Houston Chronicle: Tough day awaiting Shell chief

Reuters News Service

Jan. 31, 2004, 6:52PM


Royal Dutch/Shell Chairman Phil Watts faces the biggest public relations test of his 2 1/2 -year tenure when he meets shareholders and the media on results day Thursday.


Watts has to explain to investors why the giant Anglo-Dutch oil group decided last month to cut the estimate of its proven petroleum reserves by 20 percent, a move that wiped more than $15 billion off the value of its shares.


Watts' decision not to take part in a telephone briefing after the announcement on Jan. 9 angered some shareholders.


The chairman of the Committee of Managing Directors has since promised to be "at the forefront" of Thursday's presentation.


Watts told staff recently that resignation was not on the agenda, but nobody in the company is more closely linked to the overly optimistic bookings, which took place between 1996 and 2001. For most of that period, Watts was running the company's core exploration and production division.


The downgrade took 3.9 billion barrels of oil and gas, enough to supply world demand for 50 days, out of proven reserves.

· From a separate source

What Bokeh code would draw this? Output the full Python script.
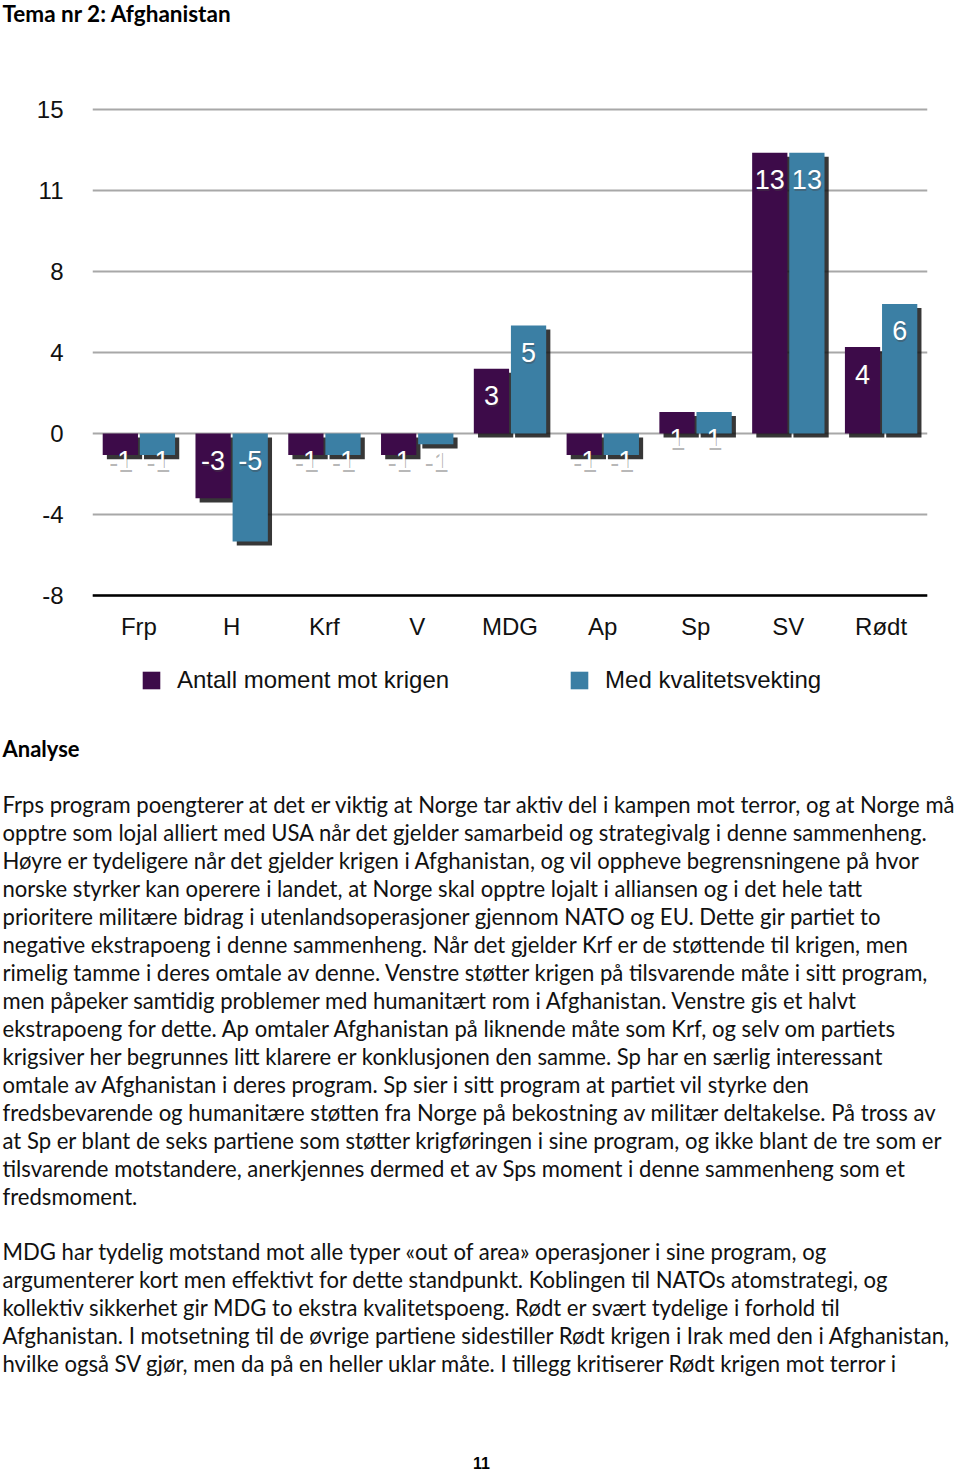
from bokeh.plotting import figure
from bokeh.models import ColumnDataSource, FactorRange, Range1d, FixedTicker, Legend, LegendItem
from bokeh.transform import dodge
from bokeh.core.properties import value
from bokeh.embed import file_html
from bokeh.resources import INLINE

# ---------------- data ----------------
parties = ["Frp", "H", "Krf", "V", "MDG", "Ap", "Sp", "SV", "Rødt"]
antall = [-1, -3, -1, -1, 3, -1, 1, 13, 4]
kvalitet = [-1, -5, -1, -0.5, 5, -1, 1, 13, 6]
antall_labels = ["-1", "-3", "-1", "-1", "3", "-1", "1", "13", "4"]
kvalitet_labels = ["-1", "-5", "-1", "-1", "5", "-1", "1", "13", "6"]
series_names = ["Antall moment mot krigen", "Med kvalitetsvekting"]
y_ticks = [-7.5, -3.75, 0, 3.75, 7.5, 11.25, 15]
y_tick_labels = ["-8", "-4", "0", "4", "8", "11", "15"]
y_min, y_max = -7.5, 15

title_text = "Tema nr 2: Afghanistan"
section_title = "Analyse"
paragraph_1 = [
    "Frps program poengterer at det er viktig at Norge tar aktiv del i kampen mot terror, og at Norge må",
    "opptre som lojal alliert med USA når det gjelder samarbeid og strategivalg i denne sammenheng.",
    "Høyre er tydeligere når det gjelder krigen i Afghanistan, og vil oppheve begrensningene på hvor",
    "norske styrker kan operere i landet, at Norge skal opptre lojalt i alliansen og i det hele tatt",
    "prioritere militære bidrag i utenlandsoperasjoner gjennom NATO og EU. Dette gir partiet to",
    "negative ekstrapoeng i denne sammenheng. Når det gjelder Krf er de støttende til krigen, men",
    "rimelig tamme i deres omtale av denne. Venstre støtter krigen på tilsvarende måte i sitt program,",
    "men påpeker samtidig problemer med humanitært rom i Afghanistan. Venstre gis et halvt",
    "ekstrapoeng for dette. Ap omtaler Afghanistan på liknende måte som Krf, og selv om partiets",
    "krigsiver her begrunnes litt klarere er konklusjonen den samme. Sp har en særlig interessant",
    "omtale av Afghanistan i deres program. Sp sier i sitt program at partiet vil styrke den",
    "fredsbevarende og humanitære støtten fra Norge på bekostning av militær deltakelse. På tross av",
    "at Sp er blant de seks partiene som støtter krigføringen i sine program, og ikke blant de tre som er",
    "tilsvarende motstandere, anerkjennes dermed et av Sps moment i denne sammenheng som et",
    "fredsmoment.",
]
paragraph_2 = [
    "MDG har tydelig motstand mot alle typer «out of area» operasjoner i sine program, og",
    "argumenterer kort men effektivt for dette standpunkt. Koblingen til NATOs atomstrategi, og",
    "kollektiv sikkerhet gir MDG to ekstra kvalitetspoeng. Rødt er svært tydelige i forhold til",
    "Afghanistan. I motsetning til de øvrige partiene sidestiller Rødt krigen i Irak med den i Afghanistan,",
    "hvilke også SV gjør, men da på en heller uklar måte. I tillegg kritiserer Rødt krigen mot terror i",
]
page_number = "11"

# ---------------- styles ----------------
PURPLE = "#3d0b49"
BLUE = "#3b7fa4"
SHADOW = "#141414"
CHART_FONT = "Liberation Sans"
BODY_FONT = "Lato"
W = 960

# ---------------- title ----------------
TT = 40
pt = figure(width=W, height=TT, x_range=Range1d(0, W), y_range=Range1d(TT, 0),
            toolbar_location=None, output_backend="svg", min_border=0)
pt.axis.visible = False
pt.grid.visible = False
pt.outline_line_color = None
pt.text(x=[2], y=[13], text=[title_text], text_font=value(BODY_FONT), text_font_style="bold",
        text_font_size="22.5px", text_baseline="middle", text_align="left", text_color="#000000")

# ---------------- chart ----------------
src = ColumnDataSource(dict(
    party=parties, a=antall, k=kvalitet,
    a_lab=antall_labels, k_lab=kvalitet_labels,
    a_y=[max(v, 0) for v in antall], k_y=[max(v, 0) for v in kvalitet],
))

PPU = 21.6            # pixels per value unit
FRAME_H = 606         # frame height in px (chart area + room for labels/legend below)
y_end = y_max + 3 / PPU
y_start = y_end - FRAME_H / PPU

p = figure(width=W, height=66 + FRAME_H, x_range=FactorRange(*parties, range_padding=0),
           y_range=Range1d(y_start, y_end),
           toolbar_location=None, output_backend="svg",
           min_border_left=92, min_border_right=W - 92 - 835, min_border_top=66, min_border_bottom=0)
p.outline_line_color = None
p.background_fill_color = "white"
p.border_fill_color = "white"

BW = 0.38
OFF = 0.2
SX = 0.045
SY = 0.19

# shadows
for col, off in (("a", -OFF), ("k", OFF)):
    p.vbar(x=dodge("party", off + SX, range=p.x_range), top=dodge(col, -SY), bottom=-SY,
           width=BW, source=src, fill_color=SHADOW, fill_alpha=0.85, line_color=None)

r_a = p.vbar(x=dodge("party", -OFF, range=p.x_range), top="a", bottom=0, width=BW,
             source=src, fill_color=PURPLE, line_color=None)
r_k = p.vbar(x=dodge("party", OFF, range=p.x_range), top="k", bottom=0, width=BW,
             source=src, fill_color=BLUE, line_color=None)

for lab, ycol, off in (("a_lab", "a_y", -OFF), ("k_lab", "k_y", OFF)):
    p.text(x=dodge("party", off, range=p.x_range), y=ycol, text=lab, source=src,
           x_offset=1, y_offset=28.5, text_align="center", text_baseline="middle",
           text_font=value(CHART_FONT), text_font_size="27px", text_color="#444444", text_alpha=0.4)
    p.text(x=dodge("party", off, range=p.x_range), y=ycol, text=lab, source=src,
           y_offset=27, text_align="center", text_baseline="middle",
           text_font=value(CHART_FONT), text_font_size="27px", text_color="white")

p.yaxis.ticker = FixedTicker(ticks=y_ticks)
p.yaxis.major_label_overrides = {t: l for t, l in zip(y_ticks, y_tick_labels)}
p.yaxis.axis_line_color = None
p.yaxis.major_tick_line_color = None
p.yaxis.minor_tick_line_color = None
p.yaxis.major_label_standoff = 23
p.yaxis.major_label_text_font = CHART_FONT
p.yaxis.major_label_text_font_size = "24px"
p.yaxis.major_label_text_color = "#111111"

p.ygrid.ticker = FixedTicker(ticks=y_ticks)
p.ygrid.grid_line_color = "#a8a8a8"
p.ygrid.grid_line_width = 2
p.xgrid.grid_line_color = None

p.xaxis.fixed_location = y_min
p.xaxis.axis_line_color = "#000000"
p.xaxis.axis_line_width = 2.5
p.xaxis.major_tick_line_color = None
p.xaxis.minor_tick_line_color = None
p.xaxis.major_label_standoff = 11
p.xaxis.major_label_text_font = CHART_FONT
p.xaxis.major_label_text_font_size = "24px"
p.xaxis.major_label_text_color = "#111111"

legend = Legend(items=[LegendItem(label=series_names[0], renderers=[r_a]),
                       LegendItem(label=series_names[1], renderers=[r_k])],
                orientation="horizontal", location=(48, 18), spacing=119,
                glyph_width=22, glyph_height=22, label_standoff=15,
                label_text_font=CHART_FONT, label_text_font_size="24px",
                label_text_color="#111111", border_line_color=None,
                background_fill_alpha=0, padding=0, margin=0)
p.add_layout(legend, "center")

# ---------------- text ----------------
TH = 1473 - TT - (66 + FRAME_H)
px = figure(width=W, height=TH, x_range=Range1d(0, W), y_range=Range1d(TH, 0),
            toolbar_location=None, output_backend="svg", min_border=0)
px.axis.visible = False
px.grid.visible = False
px.outline_line_color = None

LH = 28
px.text(x=[2], y=[36], text=[section_title], text_font=value(BODY_FONT), text_font_style="bold",
        text_font_size="22px", text_baseline="middle", text_align="left", text_color="#000000")
body_lines = paragraph_1 + paragraph_2
body_y = [92 + LH * i for i in range(len(paragraph_1))] + \
         [92 + LH * (len(paragraph_1) + 1) + LH * i - 1 for i in range(len(paragraph_2))]
px.text(x=[2] * len(body_lines), y=body_y, text=body_lines, text_font=value(BODY_FONT),
        text_font_size="22.1px", text_baseline="middle", text_align="left", text_color="#111111")
px.text(x=[481], y=[750], text=[page_number], text_font=value("Liberation Sans"),
        text_font_style="bold", text_font_size="16px", text_baseline="middle",
        text_align="center", text_color="#000000")

open("out.html", "w").write(file_html([pt, p, px], INLINE))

They were put into categories with less certainty of commercial exploitation.


At current production rates, this means Shell has assured reserves for 10 to 11 years instead of 13 to 14 previously.


Despite its troubles, Shell is a strong company.


It will announce close to $13 billion of net profits for 2003, one of its biggest-ever earnings hauls, and remains the world's third largest oil company by market value at $164 billion.


Analysts estimate its dividend is covered by earnings, even if oil prices, now at $30 a barrel, fall to $10.


Shell has said it expects to be able to rebook most of the reserves at a later date.


Analysts say Shell's problems with its reserves reflect a wider malaise facing the top players in the industry, where the cost of finding and developing the planet's finite reserves are rising.


Even before the reserves downgrade, Shell had for several years been the biggest disappointment in the sector on reserves replacement, and analysts say management has to take the blame.


"Shell looks like the accident prone one, the clumsy one of the pack," said analyst Peter Hitchens of broker Cheuvreux. "Watts is going to face a real grilling on Thursday."


A special detailed outline of the company's reserves position will follow the usual results presentation.